The hard-disk in my sisters Macbook laptop finally emitted it’s last death rattle and shuffled off to silicon heaven so I found myself needing to install Snow Leopard (it’s too old for Lion) on a new disk drive. This was complicated by two factors.
- The Macbook is old, it only has a SATA (not SATA II) disk controller.
- The DVD drive had also died a long time ago.
I had read that SATA II disks sometimes worked on SATA controllers, but also a number of reports that the Macbook didn’t recognise some SATA II disks. I took a risk and bought an OCZ Vertex 2 60GB SSD from Amazon. So far the Macbook has recognised it. This was the easy bit.

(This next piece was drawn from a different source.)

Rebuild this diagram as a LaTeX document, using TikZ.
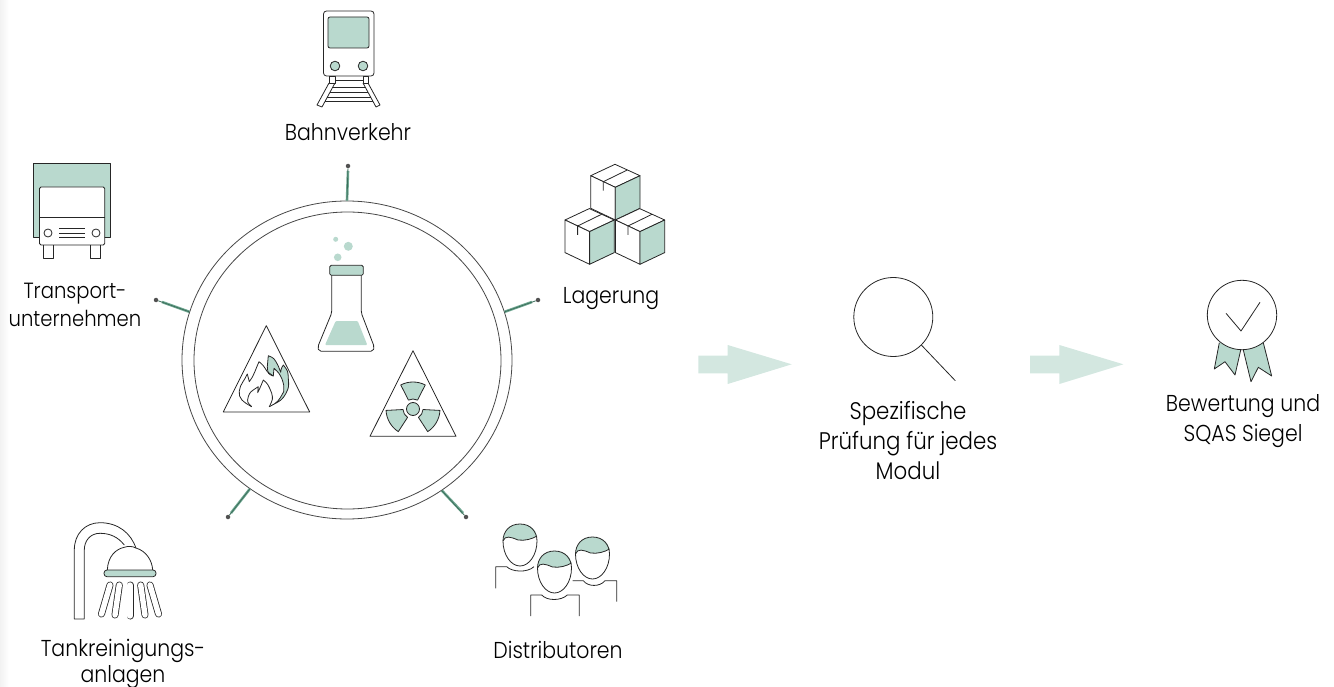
\documentclass[tikz,border=0pt]{standalone}
\usepackage{fontspec}
\setmainfont[FakeStretch=0.89]{Poppins Light}
\usepackage{xcolor}
\usetikzlibrary{shapes.geometric,positioning}
\definecolor{mint}{HTML}{B9D9CE}
\definecolor{arrowmint}{HTML}{D3E7E0}
\definecolor{spokegreen}{HTML}{6FA892}
\definecolor{spokedark}{HTML}{3C6E5B}
\definecolor{ink}{HTML}{262626}
\tikzset{
  icon/.style={draw=ink, line width=0.8pt, line join=round},
  iconfill/.style={icon, fill=mint},
  iconwhite/.style={icon, fill=white},
  labeltext/.style={font=\fontsize{23}{30}\selectfont, text=black, align=center, inner sep=0pt},
  ringline/.style={draw=ink!85, line width=0.8pt, shape=ellipse, inner sep=0pt},
  spokedot/.style={circle, fill=ink!80, inner sep=0pt, minimum size=4.5pt},
  spokewide/.style={draw=spokegreen, line width=2.6pt},
  spokethin/.style={draw=spokedark, line width=0.8pt},
  jetline/.style={draw=ink, line width=7pt, line cap=round},
  jetinner/.style={draw=white, line width=5.4pt, line cap=round},
  bigarrow/.style={fill=arrowmint, draw=none}
}
\begin{document}
\begin{tikzpicture}[x=1pt,y=-1pt]
  \useasboundingbox (0,0) rectangle (1334,687);
  \shade[left color=black!5, right color=white] (0,0) rectangle (9,687);

  % ring in the middle
  \node (ring_outer) at (347,360) [ringline, minimum width=330pt, minimum height=318pt]{};
  \node (ring_inner) at (347.5,360.5) [ringline, minimum width=307pt, minimum height=297pt]{};

  % spokes
  \node (dot_top) at (348,166) [spokedot]{};
  \node (dot_left) at (156,300) [spokedot]{};
  \node (dot_right) at (538,300) [spokedot]{};
  \node (dot_lowleft) at (228,517) [spokedot]{};
  \node (dot_lowright) at (466,517) [spokedot]{};
  \coordinate (stub_top) at (348,171);
  \coordinate (stub_left) at (162,302);
  \coordinate (stub_right) at (532,302);
  \coordinate (stub_lowleft) at (231,513);
  \coordinate (stub_lowright) at (463,513);
  \foreach \ang/\spoke in {90/top, 163/left, 17.2/right, 233.3/lowleft, 306.7/lowright}{
    \draw[spokewide] (ring_outer.\ang) -- (stub_\spoke);
    \draw[spokethin] (ring_outer.\ang) -- (dot_\spoke);
  }

  % flask
  \foreach \bx/\by/\br in {335.7/239.3/2.5, 348.3/246.3/4.5, 337.7/257.3/3.8}
    \fill[mint] (\bx,\by) circle (\br);
  \draw[icon, rounded corners=2pt] (331.7,275) -- (331.7,313) -- (317.7,347) -- (319,351.3) -- (373,351.3) -- (374.3,347) -- (361.3,313) -- (361.3,275);
  \fill[mint, rounded corners=1pt] (335.7,321) -- (357.7,321) -- (367.3,345) -- (325,345) -- cycle;
  \draw[iconfill, rounded corners=1.5pt] (329.7,265.3) rectangle (363.3,275.3);

  % fire sign
  \draw[icon] (266.3,325.7) -- (309.7,412) -- (223.3,412) -- cycle;
  \draw[iconfill] (268.3,355.7) .. controls (274,358) .. (278.3,366) -- (280.7,372.3) .. controls (281,369) .. (283.3,365) .. controls (288,371) .. (288.3,378.3) .. controls (289,387) .. (286,393.3) .. controls (282,400) .. (269.3,406.7) .. controls (278,402) .. (283.7,391.7) .. controls (284,385) .. (281.7,378.3) .. controls (279,373) .. (274,368.3) -- (273.3,376) .. controls (268,374) .. (267.3,366.7) -- cycle;
  \draw[icon] (251.7,406.7) .. controls (243,402) and (238,398) .. (239.3,391) .. controls (240,384) and (245,380) .. (247.3,374) -- (249.3,381.7) .. controls (254,376) and (256,368) .. (259,361.7) .. controls (263,365) .. (267.3,371.7) -- (273.3,376);
  \draw[icon] (251.7,406.7) .. controls (247,402) .. (248.3,396.7) .. controls (250,392) .. (258.3,386.7) -- (257.7,392.7) .. controls (260,388) .. (263.3,380) .. controls (268,384) .. (271.7,393.3) .. controls (273,399) .. (269.3,406.7);

  % radiation sign
  \draw[icon] (413,350.7) -- (456,436.3) -- (370,436.3) -- cycle;
  \begin{scope}[shift={(413,409)}]
    \foreach \a in {270,30,150}
      \draw[iconfill] (\a-27:27) arc[start angle=\a-27, end angle=\a+27, radius=27] -- (\a+27:10) arc[start angle=\a+27, end angle=\a-27, radius=10] -- cycle;
    \draw[iconfill] (0,0) circle (6.5);
  \end{scope}

  % train
  \draw[icon] (329,76) rectangle (335,83);
  \draw[icon] (363,76) rectangle (368,83);
  \draw[icon, line join=round] (329,83) -- (317,105) -- (322,107) -- (335,83);
  \draw[icon] (368,83) -- (380,105) -- (376,107) -- (363,83);
  \foreach \ty/\ta/\tb in {80/335/363, 87/332.5/365.5, 92/330/368, 97.5/327/371, 101/325/373}
    \draw[icon] (\ta,\ty) -- (\tb,\ty);
  \draw[iconwhite, rounded corners=3pt] (323.5,11) rectangle (374,76);
  \draw[iconfill, rounded corners=2pt] (328,17) rectangle (369,48);
  \draw[iconfill] (335,66) circle (4.8);
  \draw[iconfill] (363,66) circle (4.8);

  % truck
  \draw[iconfill] (33.3,237) -- (33.3,163) -- (110.7,163) -- (110.7,237) -- cycle;
  \draw[iconwhite, rounded corners=1.5pt] (39.5,187) rectangle (104.7,245);
  \draw[icon] (39.5,217) -- (104.7,217);
  \draw[icon] (48,233) circle (4);
  \draw[icon] (96,233) circle (4);
  \foreach \gy in {228,233,237}
    \draw[icon] (59,\gy) -- (85,\gy);
  \draw[icon] (43,245) -- (43,258) -- (53,258) -- (53,245);
  \draw[icon] (90,245) -- (90,258) -- (100.7,258) -- (100.7,245);

  % boxes
  \foreach \ox/\oy in {0/0, -25.7/44.3, 24.7/44.3}{
    \begin{scope}[shift={(\ox,\oy)}]
      \draw[iconwhite] (590.7,175.7) -- (615,164.3) -- (640,175.7) -- (615.3,187.3) -- cycle;
      \draw[iconwhite] (590.7,175.7) -- (615.3,187.3) -- (615.3,220) -- (590.7,208.3) -- cycle;
      \draw[iconfill] (615.3,187.3) -- (640,175.7) -- (640,208.3) -- (615.3,220) -- cycle;
      \draw[icon] (627.3,170) -- (603.3,181.7) -- (603.3,190.7);
    \end{scope}
  }

  % shower
  \draw[icon] (124.3,545) .. controls (118,537) and (110,533.3) .. (100,533.3) .. controls (90,533.3) and (84.3,541) .. (84.3,550) -- (84.3,619) -- (74.3,619) -- (74.3,550) .. controls (74.3,534) and (85,522.7) .. (100,522.7) .. controls (118,522.7) and (131,533) .. (136,548.3);
  \draw[icon] (107.3,570) .. controls (108,556) and (116,549) .. (124.3,547.3) .. controls (128,546) and (132,546) .. (136,548) .. controls (146,551) and (152,560) .. (152.7,570);
  \draw[iconfill, rounded corners=3pt] (104,570) rectangle (156,576.7);
  \foreach \ja/\jb/\jc/\jd in {110/585/101.5/614, 119.3/585/115/615, 130/585/130/616, 140.7/585/145/615, 150/585/158.5/614}{
    \draw[jetline] (\ja,\jb) -- (\jc,\jd);
    \draw[jetinner] (\ja,\jb) -- (\jc,\jd);
  }

  % people
  \foreach \hx/\hy in {520/545, 554.5/572, 592.5/558}{
    \begin{scope}[shift={(\hx,\hy)}]
      \fill[white] (0,-21) .. controls (-11,-21) and (-17,-13) .. (-17,-4) .. controls (-17,10) and (-9,21) .. (0,21) .. controls (9,21) and (17,10) .. (17,-4) .. controls (17,-13) and (11,-21) .. (0,-21);
      \fill[mint] (0,-21) .. controls (-11,-21) and (-17,-13) .. (-17,-4) .. controls (-15,-10) and (-9,-8) .. (-2,-5) .. controls (5,-4) and (12,-6) .. (17,-9) .. controls (16,-15) and (10,-21) .. (0,-21);
      \draw[icon] (0,-21) .. controls (-11,-21) and (-17,-13) .. (-17,-4) .. controls (-17,10) and (-9,21) .. (0,21) .. controls (9,21) and (17,10) .. (17,-4) .. controls (17,-13) and (11,-21) .. (0,-21);
      \draw[icon] (-17,-4) .. controls (-15,-10) and (-9,-8) .. (-2,-5) .. controls (5,-4) and (12,-6) .. (17,-9);
    \end{scope}
  }
  \draw[icon] (495.7,588.3) -- (495.7,566.7) -- (506.7,566.7) .. controls (512,572) and (527,573) .. (534,566.7);
  \draw[icon] (530.7,616) -- (530.7,595) -- (541.7,595) .. controls (547,601) and (561,601) .. (567.3,595) -- (579.3,595) -- (579.3,616);
  \draw[icon] (572.7,580.7) -- (583.3,580.7) .. controls (588,587) and (600,587) .. (605,580.7) -- (616.7,580.7) -- (616.7,601.7);

  % big arrows
  \fill[bigarrow] (698.3,355.7) -- (727.7,355.7) -- (727.7,345) -- (791.7,364.3) -- (727.7,384) -- (727.7,373.3) -- (698.3,373.3) -- cycle;
  \fill[bigarrow] (1030,355.7) -- (1059.4,355.7) -- (1059.4,345) -- (1123.4,364.3) -- (1059.4,384) -- (1059.4,373.3) -- (1030,373.3) -- cycle;

  % magnifier
  \node (lens) at (893.3,317) [circle, draw=ink, line width=0.8pt, minimum size=79pt, inner sep=0pt]{};
  \coordinate (handle_end) at (955.3,380.7);
  \draw[icon] (lens.south east) -- (handle_end);

  % medal
  \draw[iconfill] (1219.3,342.7) -- (1214.3,369) -- (1225,361.7) -- (1235,375) -- (1240.7,350);
  \draw[iconfill] (1243.3,350) -- (1251,381.7) -- (1258.3,367.3) -- (1271.7,376) -- (1263.3,342.7);
  \draw[iconwhite] (1242,315) circle (34.7);
  \draw[icon] (1226,313.3) -- (1241,331) -- (1260,302.3);

  % labels
  \node (lbl_bahn) at (348,132) [labeltext]{Bahnverkehr};
  \node (lbl_transport) at (75,305) [labeltext, font=\fontsize{22}{30}\selectfont]{Transport-\\[-2pt]unternehmen};
  \node (lbl_lager) at (611,298.5) [labeltext]{Lagerung};
  \node (lbl_tank) at (123,664) [labeltext]{Tankreinigungs-\\[-3.5pt]anlagen};
  \node (lbl_dist) at (558,650) [labeltext]{Distributoren};
  \node (lbl_spez) at (908,441) [labeltext, font=\fontsize{24}{30}\selectfont]{Spezifische\\Prüfung für jedes\\Modul};
  \node (lbl_siegel) at (1243,421) [labeltext]{Bewertung und\\SQAS Siegel};

\end{tikzpicture}
\end{document}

Next I needed to install Snow Leopard. This was going to be harder (I thought) because the DVD drive in the machine was broken. I checked a bunch of tutorials on the Internet on how to create a Snow Leopard install USB drive but most assumed the USB drive would be created on Snow Leopard itself (I’m using Lion) and included a fairly large number of steps.
I gave up on these guides and decided to do it freestyle and it turned out to be incredibly simple. Here’s how in-case someone ever needs to do this in the future.
- First, I inserted my Snow Leopard DVD into my Mac and the USB drive into a USB port.
- Next I formatted the USB key as Mac OS Extended (Journaled) using Disk Utility ensuring it had a Master Boot Record.
- Finally I restored the Snow Leopard DVD to the USB key again using Disk Utility.
That was it. I tried it out on my sisters Macbook and it booted from it just fine and is now installing Snow Leopard on the OCZ SSD.
Mac has WiFi remote install (http://docs.info.apple.com/article.html?path=Mac/10.6/en/21219.html), I had to use it when I was reinstalling Lion on a MacBook Air. But you need another Mac. How does the SSD perform?
It performs a lot better than the replaced spinny disk, but not as fast as it could because of the old disk controller.